O Manifesto reclama ainda para o pensamento conservador a defesa do “verdadeiro ambientalismo” (o que não vê os seres humanos como inimigos do planeta Terra), fala da crise demográfica do continente europeu e reitera a necessidade de medidas que encorajem a natalidade. No seguimento, refere a “família tradicional”, ameaçada pelas “tentativas de desconstruir as diferenças intrínsecas” e fundacionais entre homem e mulher.
Contra a “imposição de programas ideológicos”, os conservadores e reformistas europeus querem promover “um ambiente que encoraje o pensamento crítico” e um sistema educativo centrado “na qualidade e na meritocracia”. Apontam a perturbação causada por tendências pseudo-científicas “superficiais, divisionistas e efémeras, como o wokismo e a ideologia de género” e, a terminar, reafirmam o ideal da construção “de uma sociedade fundada sobre valores duradouros, que favoreça a estabilidade, a harmonia e o bem-estar de todos os cidadãos”.
Uma declaração de princípios e valores perfeitamente legítima, não fosse o clima de alarme e prevenção que, a dois meses das eleições, invadiu as instâncias superiores da União Europeia e outras entidades públicas e privadas. Vinda de quem vem e contrária aos novos inquestionáveis direitos de uma Europa que vê em deriva individualista, experimentalista, hedonista e decadentista, a declaração tem tudo para ser uma séria candidata ao cancelamento por “desinformação” ou “discurso de ódio” recentemente proposto por Bruxelas para as plataformas sociais.
Não há valores que permaneçam sem que correspondam a uma profunda necessidade humana, a um desejo de comunidade e de continuidade, e sem que se vão adaptando, geração após geração, ao tempo, ao modo e ao lugar. Assim, os valores e princípios defendidos neste Manifesto, mais que o reflexo de um quixotesco desejo de regresso ao passado, devem antes ser vistos como uma retoma de valores e princípios permanentes no abismo criado pela sua ausência.
Um abismo globalista, onde convergem os restos do internacionalismo marxista (curiosamente, morto e enterrado nos seus baluartes russo e chinês e substituído por um nacionalismo agressivo, quase imperial) e o multilateralismo interessado de bilionários corporativos, a quem o corte de laços familiares, comunitários e nacionais favorece. Tudo gente não eleita, gente desenraizada por convicção e interesse, que se propõe impôr ao mundo, de forma subtil, o que acabará por ser um pesadelo distópico, se transformado em realidade.
Direitas e não só
De certo modo, é esta a principal guerra cultural que temos pela frente. O grupo dos Reformistas e Conservadores Europeus é a frente nacional-conservadora desta batalha. O outro polo da resistência nas direitas europeias é o Identidade e Democracia, anteriormente denominado Movimento pela Europa das Nações e das Liberdades, um grupo mais popular ou populista e mais laico ou secularista, cuja origem e expansão estão sobretudo ligadas à questão da imigração descontrolada e aos riscos que representa – para a identidade nacional dos países de acolhimento, para os próprios e para a continuidade dos direitos humanos europeus, velhos ou novos – a não-integração social, cultural e religiosa dos imigrantes.

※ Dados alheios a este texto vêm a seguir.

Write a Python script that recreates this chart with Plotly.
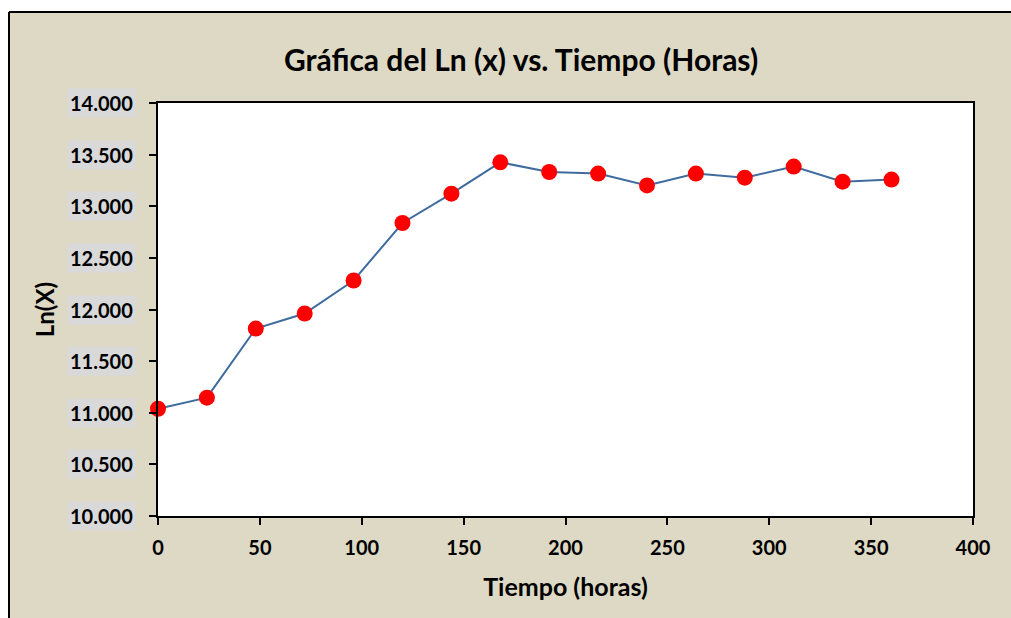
import plotly.graph_objects as go

tiempo = [0, 24, 48, 72, 96, 120, 144, 168, 192, 216, 240, 264, 288, 312, 336, 360]
ln_x = [11.039, 11.146, 11.815, 11.961, 12.281, 12.838, 13.122, 13.425,
        13.332, 13.316, 13.202, 13.316, 13.277, 13.384, 13.238, 13.258]
y_ticks = [10.0, 10.5, 11.0, 11.5, 12.0, 12.5, 13.0, 13.5, 14.0]
x_ticks = [0, 50, 100, 150, 200, 250, 300, 350, 400]

TITLE = "Gráfica del Ln (x) vs. Tiempo (Horas)"
X_TITLE = "Tiempo (horas)"
Y_TITLE = "Ln(X)"

FONT = "Lato"
TAN = "#DDD9C4"

W, H = 1011, 618
L, R, T, B = 158, 38, 103, 102
PW, PH = W - L - R, H - T - B


def px_x(p):
    return (p - L) / PW


def px_y(p):
    return (H - B - p) / PH


fig = go.Figure()
fig.add_trace(go.Scatter(
    x=tiempo, y=ln_x, mode="lines+markers",
    line=dict(color="#3F6C9F", width=2),
    marker=dict(color="#FF0000", size=16, line=dict(width=0)),
    showlegend=False, cliponaxis=False,
))

annotations = []
for v in y_ticks:
    annotations.append(dict(
        x=0, xref="paper", y=v, yref="y", xanchor="right", yanchor="middle",
        xshift=-22, text=f"<b>{v:.3f}</b>", showarrow=False,
        font=dict(family=FONT, size=20, color="#000000"),
        bgcolor="#D9D9D9", borderpad=2,
    ))

shapes = [
    # white area outside the outer chart border (left and top)
    dict(type="rect", xref="paper", yref="paper", x0=px_x(-5), x1=px_x(8), y0=px_y(H + 5), y1=px_y(-5),
         fillcolor="white", line=dict(width=0), layer="below"),
    dict(type="rect", xref="paper", yref="paper", x0=px_x(-5), x1=px_x(W + 5), y0=px_y(12), y1=px_y(-5),
         fillcolor="white", line=dict(width=0), layer="below"),
    dict(type="line", xref="paper", yref="paper", x0=px_x(9), x1=px_x(9), y0=px_y(12), y1=px_y(H + 5),
         line=dict(color="#000000", width=2), layer="below"),
    dict(type="line", xref="paper", yref="paper", x0=px_x(9), x1=px_x(W + 5), y0=px_y(12), y1=px_y(12),
         line=dict(color="#000000", width=2), layer="below"),
]

fig.update_layout(
    width=W, height=H,
    margin=dict(l=L, r=R, t=T, b=B, autoexpand=False),
    paper_bgcolor=TAN, plot_bgcolor="white",
    title=dict(text=f"<b>{TITLE}</b>", x=521 / W, xref="container", xanchor="center",
               y=1 - 60 / H, yref="container", yanchor="middle",
               font=dict(family=FONT, size=30, color="#000000")),
    xaxis=dict(range=[0, 400], tickvals=x_ticks, ticktext=[f"<b>{v}</b>" for v in x_ticks],
               showgrid=False, zeroline=False, showline=True, linecolor="#000000", linewidth=2,
               mirror=True, ticks="outside", ticklen=7, tickwidth=2, tickcolor="#000000",
               ticklabelstandoff=6,
               tickfont=dict(family=FONT, size=20, color="#000000"),
               title=dict(text=f"<b>{X_TITLE}</b>", standoff=20,
                          font=dict(family=FONT, size=25, color="#000000"))),
    yaxis=dict(range=[10, 14], tickvals=y_ticks, showticklabels=False,
               showgrid=False, zeroline=False, showline=True, linecolor="#000000", linewidth=2,
               mirror=True, ticks="outside", ticklen=7, tickwidth=2, tickcolor="#000000",
               title=dict(text=f"<b>{Y_TITLE}</b>", standoff=88,
                          font=dict(family=FONT, size=24, color="#000000"))),
    annotations=annotations,
    shapes=shapes,
)

fig.write_html(
    "out.html",
    config={"displayModeBar": False},
    post_script="document.body.style.margin='0';document.body.style.overflow='hidden';",
)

Mas o que convém não esquecer é que, contrariamente ao que algumas “vanguardas esclarecidas” nos querem fazer crer, os valores europeus a que estas direitas dão voz, estão longe de ser exclusivos de parlamentares “extremistas” – e mais longe ainda de serem minoritários.
“Não passarão!”
O livro Identidade e Família, uma obra plural, reunindo textos analíticos, jurídicos ou literários assinados por duas dezenas de autores católicos, do centro-esquerda à direita conservadora, foi tratado pela Esquerda doméstica e por uma comunicação social ávida de alarme e de audiências, como uma defesa da família tradicional radical, homofóbica e perigosa para a democracia e para a comunidade. A apresentação de Pedro Passos Coelho, o “normalizador da extrema-direita”, de um livro que veiculava valores contrários aos de um suposto novo consenso contribuiu para o delírio jornalístico e comentativo. Os autores, independentemente do que tivessem escrito, foram logo apelidados em bloco de perigosos reaccionários, populistas e fascistas. E nem faltou uma folclórica manifestação estilo “Não passarão!” à porta da Bucholz.